Alison Goulding: No spitting please...

0
Have your say

BEAMISH is so good it makes my face hurt. It has a sweet shop, a stableyard and an old-fashioned printing press – all within 50 yards of each other.

And by the way, they are ONLY my three favourite things.

The tea rooms are very good too, with carved wood booths and scones that are very home-made, warm to the touch and very not-tight on the raisin quota.

But this is not an advert for Beamish, I am merely setting the scene for a moment of distress that will then flow into a wider social commentary. Sort of.

While my friend and I were exiting the tea rooms we stood to one side to allow a family to enter with two large pushchairs.

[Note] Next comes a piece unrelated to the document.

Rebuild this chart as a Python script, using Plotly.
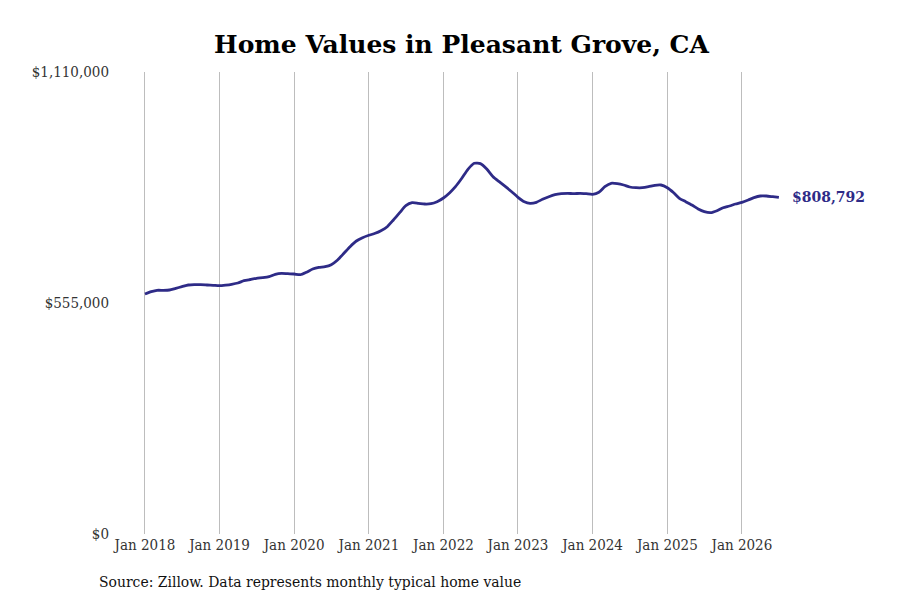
import plotly.graph_objects as go

months = [f"{y}-{m:02d}-01" for y in range(2018, 2027) for m in range(1, 13)][:103]

values = [
    # 2018
    576600, 582150, 585510, 585500, 586230, 590320, 594160, 598250, 598970, 598970, 598250, 597530,
    # 2019
    596570, 598000, 599930, 603050, 608580, 611460, 614340, 615790, 618190, 623950, 626360, 625400,
    # 2020
    624680, 623000, 628760, 636690, 640770, 642210, 647020, 658310, 674410, 690270, 703960, 711890,
    # 2021
    717650, 722460, 728710, 738320, 754420, 771960, 788770, 795980, 794540, 792860, 793580, 798380,
    # 2022
    807270, 820010, 834420, 854600, 876230, 890640, 889920, 876950, 858450, 846440, 834420, 822410,
    # 2023
    808960, 798380, 794540, 796940, 804150, 810400, 815200, 817600, 818570, 817600, 818570, 817600,
    # 2024
    816160, 820970, 834420, 842590, 841630, 838510, 833700, 832020, 832020, 834420, 837790, 838510,
    # 2025
    832020, 820010, 806550, 798380, 790460, 780850, 774360, 771960, 776760, 783970, 788050, 792860,
    # 2026
    796940, 802470, 808000, 812080, 812080, 810400, 808792,
]

tick_dates = [f"{y}-01-01" for y in range(2018, 2027)]
tick_labels = [f"Jan {y}" for y in range(2018, 2027)]
y_ticks = [0, 555000, 1110000]
y_tick_labels = ["$0", "$555,000", "$1,110,000"]

line_color = "#2e2b87"
serif = "DejaVu Serif Condensed, DejaVu Serif, serif"

fig = go.Figure()
fig.add_trace(go.Scatter(
    x=months, y=values, mode="lines",
    line=dict(color=line_color, width=2.8, shape="spline", smoothing=0.6),
    hoverinfo="skip", showlegend=False,
))

fig.add_annotation(
    x=months[-1], y=values[-1], xref="x", yref="y",
    text=f"${values[-1]:,}", showarrow=False,
    xanchor="left", xshift=11,
    font=dict(family="DejaVu Serif, serif", size=14, color=line_color, weight="bold"),
)

fig.add_annotation(
    x=(97 - 110) / 760, y=(534 - 582) / 462, xref="paper", yref="paper",
    text="Source: Zillow. Data represents monthly typical home value",
    showarrow=False, xanchor="left", yanchor="middle",
    font=dict(family=serif, size=15.5, color="#111111"),
)

fig.update_layout(
    width=900, height=600,
    paper_bgcolor="white", plot_bgcolor="white",
    margin=dict(l=102, r=38, t=64, b=74),
    title=dict(
        text="<b>Home Values in Pleasant Grove, CA</b>",
        x=(461.5 - 8) / 900, xref="container", xanchor="center",
        y=1 - (44 - 8) / 600, yref="container", yanchor="middle",
        font=dict(family="DejaVu Serif, serif", size=25, color="#000000"),
    ),
    xaxis=dict(
        range=["2017-07-14", "2027-09-20"],
        tickvals=tick_dates, ticktext=tick_labels,
        showgrid=True, gridcolor="#bdbdbd", gridwidth=1,
        showline=False, zeroline=False, ticks="",
        tickfont=dict(family=serif, size=15, color="#333333"),
    ),
    yaxis=dict(
        range=[0, 1110000],
        tickvals=y_ticks, ticktext=y_tick_labels,
        showgrid=False, showline=False, zeroline=False, ticks="",
        tickfont=dict(family=serif, size=15, color="#333333"),
    ),
)

fig.write_html("out.html")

I don’t think they were the brightest anyway, because it took them five minutes just to walk in the room, but then they completely blanked us.

It was so tangibly rude that we started laughing as soon as we got out of earshot (because we have manners, and did not wish to offend the people who had just offended us).

But one swallow does not make a summer, and it’s not fair to condemn the whole human race because of one family who like living museums, but don’t like saying “thank you”.

No, that would be unfair. I’ll give at least one more example before I do that.

The next day at work, we went down to the canteen for lunch.

My eyes were drawn to a horrible scene. A man had pulled up in his car to buy a buttie from the shop.

He was smiling and laughing with his friend and then, as if it was the most natural thing in the world – he wound down the window and spat out of it. A big lump of his foul gob let free in the world without so much as a “how’s your father?”

I nearly vommed up my own lunch.

In direct contrast, a recent trip to France yielded row upon row of perfect manners.

While sitting outside a cafe having a coffee with my friend, the man next to us asked if it was OK for him to smoke.

The staff at the hotel were charming and in one restaurant the family next to us offered a smile and a Bon Appetite as our food arrived.

Ironically, before I went, several people made a point of telling me how rude the French are.

At the end of the day, there’s only so far you can get with annecdotal evidence and I’m not really trying to suggest one country is better than the other.

But thinking about these separate instances did make me relieved to have manners, since they go a long way to making life pleasant or otherwise.

Manners are that little sprinkle of sugar on the donut of life.

So if you want to lead a decent life, here’s my suggestion.

Don’t be awful – say please, say thanks and don’t wind down your window and spit out of it.

You’d be amazed what a difference this can make.